▸ Do this
Extract the opening line of the entries and every line after it, stopping at and including the line that contains "import numpy as np". Do not include pictures.

======== Record extracts ========

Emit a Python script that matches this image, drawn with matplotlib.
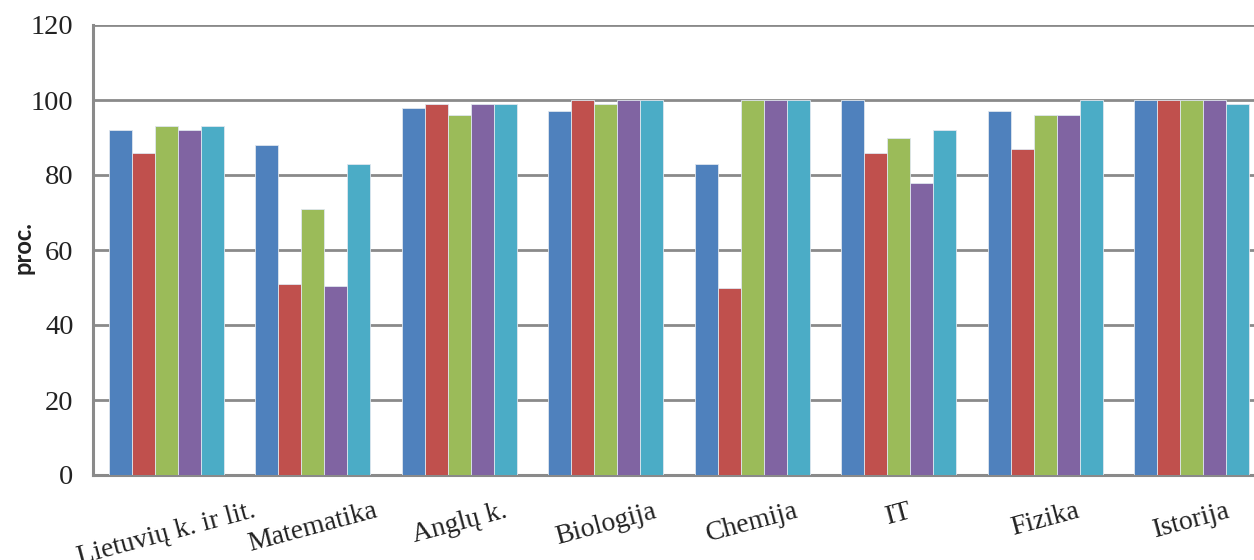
import matplotlib
matplotlib.use("Agg")
import matplotlib.pyplot as plt
import numpy as np

categories = ["Lietuvių k. ir lit.", "Matematika", "Anglų k.", "Biologija",
              "Chemija", "IT", "Fizika", "Istorija"]
series1 = [92, 88, 98, 97, 83, 100, 97, 100]
series2 = [86, 51, 99, 100, 50, 86, 87, 100]
series3 = [93, 71, 96, 99, 100, 90, 96, 100]
series4 = [92, 50.5, 99, 100, 100, 78, 96, 100]
series5 = [93, 83, 99, 100, 100, 92, 100, 99]
series = [series1, series2, series3, series4, series5]
colors = ["#4F81BD", "#C0504D", "#9BBB59", "#8064A2", "#4BACC6"]
yticks = [0, 20, 40, 60, 80, 100, 120]

fig = plt.figure(figsize=(12.54, 5.6), dpi=100)
ax = fig.add_axes([93/1254, 85/560, (1265-93)/1254, 450/560])

x = np.arange(len(categories))
bw = 0.157
for i, (vals, c) in enumerate(zip(series, colors)):
    ax.bar(x + (i - 2) * bw, vals, width=bw, color=c, edgecolor="#dfe6ee",
           linewidth=0.6, zorder=3)

ax.set_xlim(-0.5, len(categories) - 0.5)
ax.set_ylim(0, 120)
ax.set_yticks(yticks)
ax.set_yticklabels([str(v) for v in yticks], family="Liberation Serif",
                   fontsize=20.5, color="#222222")
ax.set_xticks(x)
ax.set_xticklabels(categories, family="Liberation Serif", fontsize=20,
                   color="#222222", rotation=15, ha="center", va="top")
ax.tick_params(axis="y", length=0, pad=14)
ax.tick_params(axis="x", length=0, pad=17)

ax.grid(axis="y", color="#8a8a8a", linewidth=2, zorder=0)
ax.set_axisbelow(True)
for s in ["top", "right"]:
    ax.spines[s].set_visible(False)
for s in ["left", "bottom"]:
    ax.spines[s].set_color("#8a8a8a")
    ax.spines[s].set_linewidth(2.2)

fig.text(23/1254, 1 - 248/560, "proc.", rotation=90, ha="center", va="center",
         family="Lato", fontweight="bold", fontsize=17, color="#222222")

fig.savefig("out.png", dpi=100)
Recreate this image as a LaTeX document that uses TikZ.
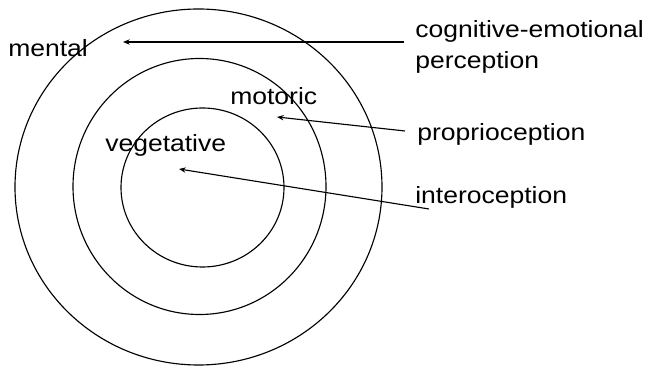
\documentclass[tikz,border=0pt]{standalone}
\usepackage{fontspec}
\setmainfont{Liberation Sans}[FakeStretch=1.13]
\usetikzlibrary{arrows.meta,positioning}

\begin{document}
\begin{tikzpicture}[x=0.75pt, y=-0.75pt,
  every node/.style={font=\fontsize{17.6pt}{23.25pt}\selectfont, inner sep=0pt, anchor=base west},
  ring/.style={draw, line width=0.85pt},
  arr/.style={-{Stealth[length=5pt,width=4pt]}, line width=0.85pt}]
\useasboundingbox (0,0) rectangle (651,366);
% rings
\draw[ring] (198.5,187) ellipse [x radius=183.5, y radius=178];
\draw[ring] (199.5,186.5) ellipse [x radius=126.5, y radius=128];
\draw[ring] (202.5,187.5) ellipse [x radius=81.5, y radius=79.5];
% ring labels
\node (mental) at (8,57) {mental};
\node (motoric) at (230,105) {motoric};
\node (veget) at (105,152) {vegetative};
% perception labels
\node (cogn) [align=left] at (415,69) {cognitive-emotional\\perception};
\node (propr) at (417,141) {proprioception};
\node (intero) at (415,204) {interoception};
% arrows
\coordinate (cognTail) at (404,42); \coordinate (mentalTip) at (123,42);
\coordinate (proprTail) at (405,131); \coordinate (motoricTip) at (277,117);
\coordinate (interoTail) at (429,209); \coordinate (vegetTip) at (179,169);
\draw[arr] (cognTail) -- (mentalTip);
\draw[arr] (proprTail) -- (motoricTip);
\draw[arr] (interoTail) -- (vegetTip);
\end{tikzpicture}
\end{document}
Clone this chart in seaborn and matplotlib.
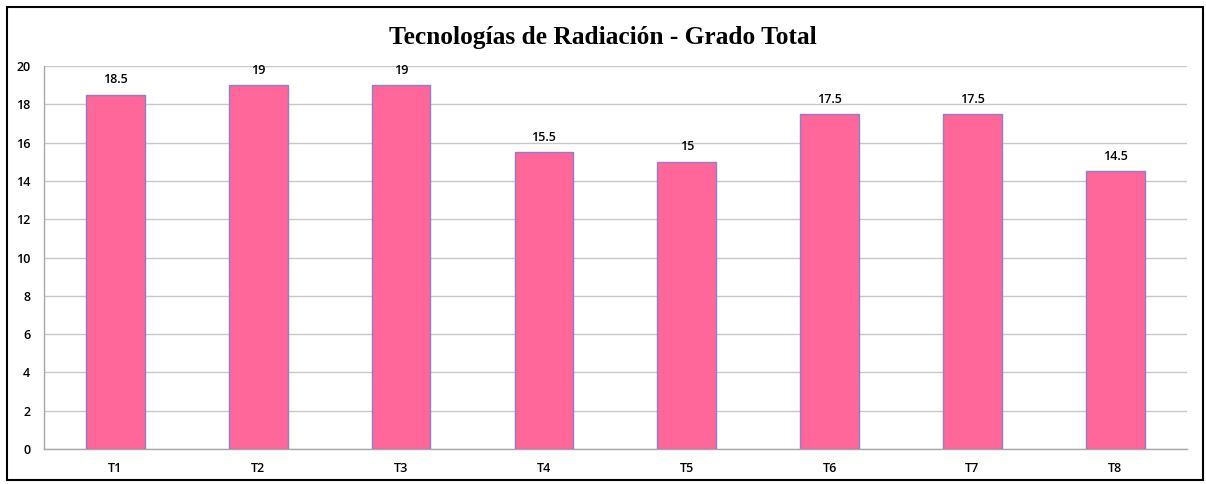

========

▸ Exercise answer
Emit a Python script that matches this image, drawn with matplotlib.
import matplotlib
matplotlib.use("Agg")
import matplotlib.pyplot as plt
import numpy as np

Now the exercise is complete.